Viktor A. Borzunov1,*, Vladimir I. Stefanov1.**, Galina V. Beltikova 1, Sergey V. Kuzminykh2,***

1Ural Federal University, Yekaterinburg, Russia
2Institute of Archaeology RAS, Moscow, Russia

*E-mail: victor.borzunov@mail.ru
**E-mail: Stefanov_PNIAL@mail.ru
***E-mail: kuzminykhsv@yandex.ru

Keywords: metal workers’ cam site, the Bronze Age, Abashevo cultural and historical community, mountain forest zone, the Middle Urals.

The article features the northernmost camp site of the population of the Abashevо cultural and historical community, discovered in the layered fortified settlement of Serny Klyuch in the mountain forest zone of the Middle Urals.

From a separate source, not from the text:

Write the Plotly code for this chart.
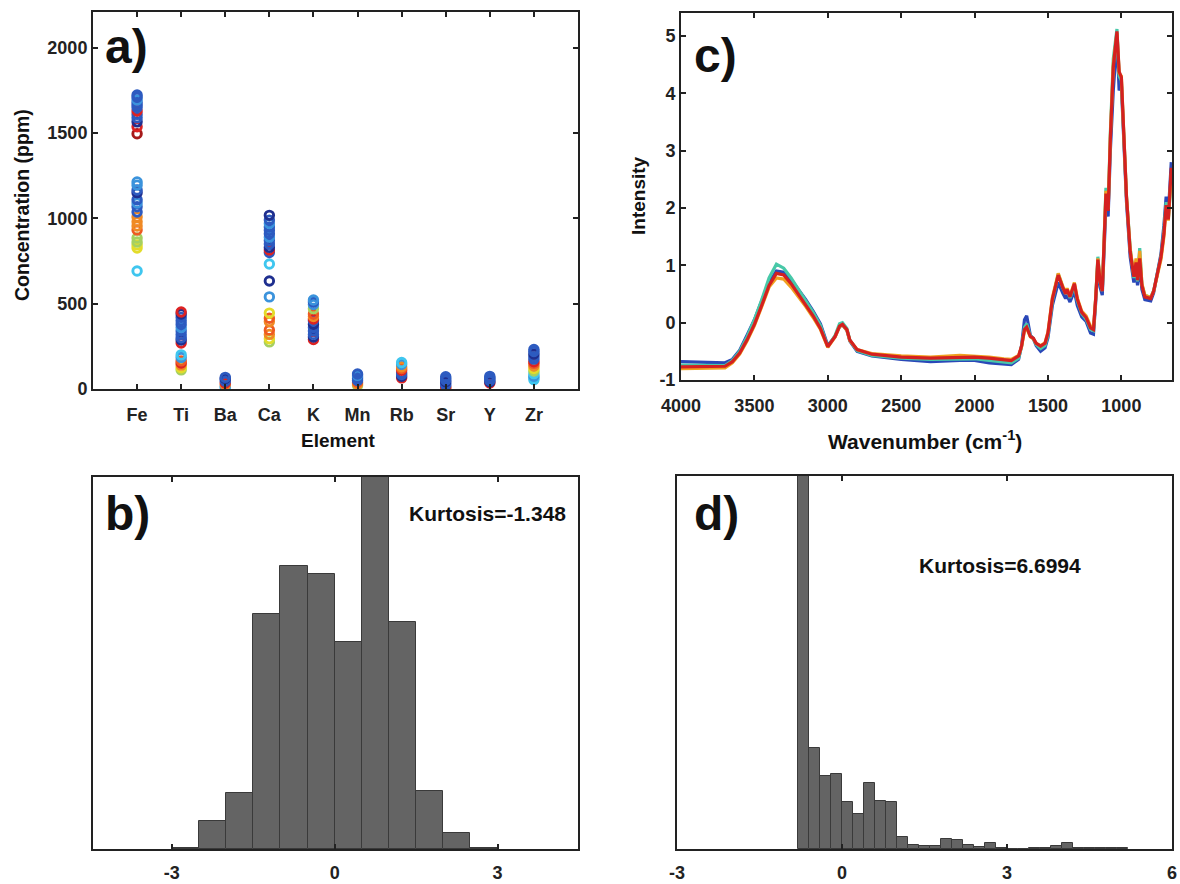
import plotly.graph_objects as go

# ---------------- data ----------------
elements = ["Fe", "Ti", "Ba", "Ca", "K", "Mn", "Rb", "Sr", "Y", "Zr"]

PAL = {"db": "#1f2f8f", "b": "#2d5bc0", "lb": "#3b93dc", "cy": "#3fc6ef", "gr": "#a6d060",
       "ye": "#e3dc2a", "or": "#f08a24", "ro": "#ee5a22", "rd": "#dd2222", "dr": "#a51a1a"}

Fe_vals = [692, 826, 845, 862, 885, 932, 955, 980, 1009, 1038, 1068, 1090, 1109, 1150, 1167, 1195, 1214,
           1496, 1537, 1566, 1590, 1610, 1630, 1650, 1665, 1680, 1695, 1710, 1724]
Fe_cols = ["cy", "ye", "ye", "gr", "gr", "ro", "or", "or", "or", "b", "b", "lb", "b", "db", "b", "lb", "lb",
           "dr", "rd", "db", "b", "b", "rd", "b", "b", "b", "lb", "b", "b"]
Ti_vals = [112, 125, 140, 152, 165, 185, 200, 270, 287, 300, 320, 340, 360, 380, 400, 420, 440, 451]
Ti_cols = ["gr", "ye", "or", "rd", "ro", "lb", "cy", "rd", "db", "b", "b", "b", "lb", "b", "b", "b", "db", "rd"]
Ba_vals = [8, 15, 25, 35, 45, 55, 62, 68]
Ba_cols = ["cy", "lb", "or", "rd", "b", "b", "db", "b"]
Ca_vals = [276, 295, 320, 345, 395, 415, 445, 540, 633, 733, 800, 815, 830, 850, 870, 890, 910, 930,
           950, 970, 990, 1018]
Ca_cols = ["gr", "ye", "or", "ro", "or", "ro", "ye", "lb", "db", "cy", "b", "rd", "db", "b", "b", "lb", "b", "b",
           "b", "lb", "b", "db"]
K_vals = [290, 305, 320, 340, 360, 380, 400, 410, 425, 440, 470, 495, 510, 522]
K_cols = ["rd", "db", "b", "b", "b", "db", "b", "rd", "or", "ro", "gr", "lb", "b", "lb"]
Mn_vals = [20, 30, 40, 50, 60, 70, 80, 88]
Mn_cols = ["gr", "or", "ro", "b", "b", "b", "lb", "b"]
Rb_vals = [65, 75, 85, 95, 110, 120, 130, 145, 155]
Rb_cols = ["rd", "db", "b", "b", "rd", "ro", "or", "lb", "cy"]
Sr_vals = [5, 12, 22, 32, 42, 52, 62, 72]
Sr_cols = ["or", "rd", "b", "b", "db", "b", "b", "b"]
Y_vals = [35, 42, 50, 58, 66, 74]
Y_cols = ["rd", "db", "b", "b", "b", "b"]
Zr_vals = [55, 65, 75, 90, 105, 120, 135, 150, 160, 175, 190, 205, 220, 232]
Zr_cols = ["cy", "cy", "lb", "cy", "gr", "ye", "or", "ro", "rd", "b", "b", "db", "b", "b"]

conc_vals = [Fe_vals, Ti_vals, Ba_vals, Ca_vals, K_vals, Mn_vals, Rb_vals, Sr_vals, Y_vals, Zr_vals]
conc_cols = [Fe_cols, Ti_cols, Ba_cols, Ca_cols, K_cols, Mn_cols, Rb_cols, Sr_cols, Y_cols, Zr_cols]

wavenumber = [4000, 3800, 3700, 3650, 3600, 3550, 3500, 3450, 3400, 3350, 3300, 3250, 3200, 3150, 3100,
              3050, 3000, 2950, 2920, 2900, 2870, 2850, 2800, 2700, 2500, 2300, 2100, 2000, 1900, 1800,
              1750, 1700, 1680, 1660, 1645, 1620, 1600, 1580, 1550, 1520, 1500, 1470, 1430, 1400, 1380,
              1370, 1350, 1320, 1300, 1270, 1240, 1210, 1190, 1175, 1160, 1145, 1130, 1105, 1090, 1075,
              1055, 1030, 1015, 1000, 985, 965, 940, 915, 900, 890, 875, 860, 840, 800, 780, 750, 730,
              710, 695, 680, 660]
spec_blue = [-0.68, -0.69, -0.70, -0.64, -0.48, -0.22, 0.05, 0.38, 0.70, 0.90, 0.88, 0.75, 0.58, 0.40, 0.20,
             -0.02, -0.40, -0.24, -0.07, -0.04, -0.13, -0.32, -0.50, -0.58, -0.64, -0.68, -0.66, -0.66, -0.70, -0.72,
             -0.73, -0.64, -0.40, 0.05, 0.12, -0.22, -0.28, -0.40, -0.50, -0.44, -0.26, 0.30, 0.70, 0.52, 0.42,
             0.48, 0.36, 0.55, 0.30, 0.10, 0.02, -0.18, -0.20, 0.35, 1.05, 0.62, 0.48, 2.05, 1.85, 3.0,
             4.05, 4.95, 4.05, 4.15, 3.30, 2.10, 1.15, 0.70, 0.92, 0.65, 1.02, 0.58, 0.40, 0.38, 0.52, 0.95, 1.20,
             1.70, 2.20, 1.90, 2.80]
spec_green = [-0.74, -0.75, -0.75, -0.66, -0.50, -0.25, 0.05, 0.40, 0.78, 1.02, 0.95, 0.78, 0.58, 0.38, 0.18,
              -0.05, -0.42, -0.22, -0.02, 0.0, -0.10, -0.30, -0.49, -0.57, -0.62, -0.64, -0.63, -0.63, -0.66, -0.69,
              -0.70, -0.62, -0.42, -0.08, -0.02, -0.23, -0.28, -0.38, -0.45, -0.40, -0.22, 0.38, 0.85, 0.62, 0.50,
              0.56, 0.43, 0.64, 0.38, 0.16, 0.06, -0.12, -0.14, 0.42, 1.15, 0.70, 0.55, 2.35, 2.0, 3.3,
              4.6, 5.12, 4.3, 4.22, 3.35, 2.2, 1.3, 0.78, 1.0, 0.72, 1.30, 0.66, 0.48, 0.44, 0.56, 0.92, 1.15,
              1.60, 2.1, 1.82, 2.5]
spec_orange = [-0.80, -0.80, -0.79, -0.70, -0.55, -0.32, -0.05, 0.28, 0.62, 0.78, 0.76, 0.62, 0.46, 0.28, 0.09,
               -0.12, -0.43, -0.25, -0.07, -0.04, -0.13, -0.31, -0.47, -0.54, -0.58, -0.60, -0.57, -0.58, -0.60, -0.63,
               -0.64, -0.57, -0.42, -0.14, -0.10, -0.25, -0.28, -0.36, -0.40, -0.35, -0.16, 0.44, 0.86, 0.64, 0.52,
               0.60, 0.47, 0.70, 0.43, 0.20, 0.12, -0.06, -0.10, 0.43, 1.12, 0.74, 0.57, 2.30, 1.98, 3.25,
               4.5, 5.05, 4.35, 4.3, 3.4, 2.2, 1.28, 0.84, 1.12, 0.78, 1.25, 0.68, 0.48, 0.44, 0.55, 0.88, 1.10,
               1.50, 2.0, 1.78, 2.6]
spec_red = [-0.77, -0.77, -0.76, -0.68, -0.53, -0.30, -0.03, 0.30, 0.65, 0.86, 0.83, 0.68, 0.50, 0.32, 0.12,
            -0.10, -0.42, -0.24, -0.06, -0.03, -0.12, -0.30, -0.47, -0.55, -0.60, -0.62, -0.60, -0.60, -0.62, -0.65,
            -0.66, -0.58, -0.41, -0.12, -0.08, -0.24, -0.27, -0.36, -0.41, -0.36, -0.18, 0.41, 0.83, 0.62, 0.50,
            0.58, 0.45, 0.68, 0.41, 0.18, 0.09, -0.09, -0.12, 0.41, 1.10, 0.72, 0.55, 2.25, 1.95, 3.2,
            4.45, 5.08, 4.38, 4.28, 3.37, 2.19, 1.24, 0.80, 1.05, 0.74, 1.12, 0.65, 0.45, 0.42, 0.55, 0.90, 1.15,
            1.55, 2.05, 1.80, 2.70]
spectra = [(spec_blue, "#2a48b8"), (spec_green, "#48c8a8"), (spec_orange, "#f0a020"), (spec_red, "#d42020")]

b_bin_left = [-3.0, -2.5, -2.0, -1.5, -1.0, -0.5, 0.0, 0.5, 1.0, 1.5, 2.0, 2.5]
b_counts = [0.4, 7.4, 15.0, 63.1, 76.0, 73.8, 55.7, 120.0, 60.9, 15.7, 4.3, 0.4]
b_width = 0.5

d_bin_left = [-0.8, -0.6, -0.4, -0.2, 0.0, 0.2, 0.4, 0.6, 0.8, 1.0, 1.2, 1.4, 1.6, 1.8, 2.0, 2.2, 2.4, 2.6,
              2.8, 3.0, 3.2, 3.4, 3.6, 3.8, 4.0, 4.2, 4.4, 4.6, 4.8, 5.0]
d_counts = [120.0, 27.0, 19.6, 20.2, 12.6, 9.5, 17.8, 12.9, 12.5, 3.3, 1.2, 0.7, 0.7, 2.8, 2.4, 1.0, 0.5, 1.5,
            0.2, 0.1, 0.1, 0.2, 0.4, 0.9, 1.6, 0.4, 0.2, 0.2, 0.4, 0.2]
d_width = 0.2

conc_ticks = [0, 500, 1000, 1500, 2000]
wn_ticks = [4000, 3500, 3000, 2500, 2000, 1500, 1000]
int_ticks = [-1, 0, 1, 2, 3, 4, 5]
b_ticks = [-3, 0, 3]
d_ticks = [-3, 0, 3, 6]

# ---------------- figure ----------------
W, H = 1180, 884
FONT = "Liberation Sans, Arial, sans-serif"
fig = go.Figure()

for name, vals, cols in zip(elements, conc_vals, conc_cols):
    fig.add_trace(go.Scatter(
        x=[name] * len(vals), y=vals, mode="markers", xaxis="x", yaxis="y",
        marker=dict(symbol="circle-open", size=8.5, color=[PAL[c] for c in cols], line=dict(width=2.9)),
        showlegend=False, hoverinfo="skip"))

for vals, col in spectra:
    fig.add_trace(go.Scatter(x=wavenumber, y=vals, mode="lines", xaxis="x2", yaxis="y2",
                             line=dict(color=col, width=3.2), showlegend=False))

fig.add_trace(go.Bar(x=[l + b_width / 2 for l in b_bin_left], y=b_counts, width=b_width,
                     xaxis="x3", yaxis="y3", marker=dict(color="#646464", line=dict(color="#3a3a3a", width=1)),
                     showlegend=False))
fig.add_trace(go.Bar(x=[l + d_width / 2 for l in d_bin_left], y=d_counts, width=d_width,
                     xaxis="x4", yaxis="y4", marker=dict(color="#646464", line=dict(color="#3a3a3a", width=1)),
                     showlegend=False))


def px_x(a, b):
    return [a / W, b / W]


def px_y(top, bottom):
    return [(H - bottom) / H, (H - top) / H]


def lbl(v):
    return [str(t) for t in v]


tickfont = dict(family=FONT, size=18, color="#222222", weight="bold")
common = dict(showline=True, linecolor="#222222", linewidth=2, mirror="ticks", ticks="inside",
              ticklen=5, tickwidth=2, tickcolor="#222222", showgrid=False, zeroline=False,
              tickfont=tickfont, automargin=False)
plain_y = dict(showline=True, linecolor="#222222", linewidth=2, mirror=True, showticklabels=False,
               ticks="", showgrid=False, zeroline=False, automargin=False)

fig.update_layout(
    template="none",
    width=W, height=H, margin=dict(l=0, r=0, t=0, b=0),
    paper_bgcolor="white", plot_bgcolor="white", bargap=0,
    xaxis=dict(domain=px_x(93, 578), anchor="y", type="category", range=[-1, 10],
               categoryorder="array", categoryarray=elements, ticklabelstandoff=8, **common),
    yaxis=dict(domain=px_y(12, 389), anchor="x", range=[0, 2210], tickvals=conc_ticks,
               ticktext=lbl(conc_ticks), **common),
    xaxis2=dict(domain=px_x(681, 1172), anchor="y2", range=[4000, 655],
                tickvals=wn_ticks, ticktext=lbl(wn_ticks), ticklabelstandoff=8, **common),
    yaxis2=dict(domain=px_y(13, 380), anchor="x2", range=[-1, 5.4], tickvals=int_ticks,
                ticktext=lbl(int_ticks), **common),
    xaxis3=dict(domain=px_x(93, 578), anchor="y3", range=[-4.45, 4.48], tickvals=b_ticks,
                ticktext=lbl(b_ticks), ticklabelstandoff=6, **common),
    yaxis3=dict(domain=px_y(477, 849), anchor="x3", range=[0, 100], **plain_y),
    xaxis4=dict(domain=px_x(677, 1172), anchor="y4", range=[-3, 6], tickvals=d_ticks,
                ticktext=lbl(d_ticks), ticklabelstandoff=6, **common),
    yaxis4=dict(domain=px_y(476, 849), anchor="x4", range=[0, 100], **plain_y),
)

ann = []


def text(x, y, s, size, weight="bold", angle=0, xanchor="center"):
    ann.append(dict(x=x / W, y=(H - y) / H, xref="paper", yref="paper", text=s, showarrow=False,
                    textangle=angle, xanchor=xanchor, yanchor="middle",
                    font=dict(family=FONT, size=size, color="#111111", weight=weight)))


text(103, 46, "a)", 48, xanchor="left")
text(103, 514, "b)", 48, xanchor="left")
text(692, 55, "c)", 48, xanchor="left")
text(692, 514, "d)", 48, xanchor="left")
text(488, 514, "Kurtosis=-1.348", 21)
text(1000, 565, "Kurtosis=6.6994", 21)
text(338, 440, "Element", 19)
text(22, 205, "Concentration (ppm)", 19.5, angle=-90)
text(638, 196, "Intensity", 19, angle=-90)
text(925, 440, "Wavenumber (cm<sup>-1</sup>)", 21)
fig.update_layout(annotations=ann)

fig.write_html("out.html")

The Bronze Age object investigated by excavation was the collapse of a stone hearth. The items found in it and next to it included fragments of clay molds for casting shaft-hole axes and dagger handles, fragments of legged crucibles, single Abashevo decorations from non-ferrous metal, small vessels and fragments of large ceramic Balanbash-type tanks, as well as osteological remains. Probable dating of these findings is the boundary of the 3rd – 2nd millennia BC. Advance of a small group of metal and foundry workers from the Southern Urals to the upper reaches of the Ufa river was caused by the search for new deposits of copper ore in the depths of the Ural taiga.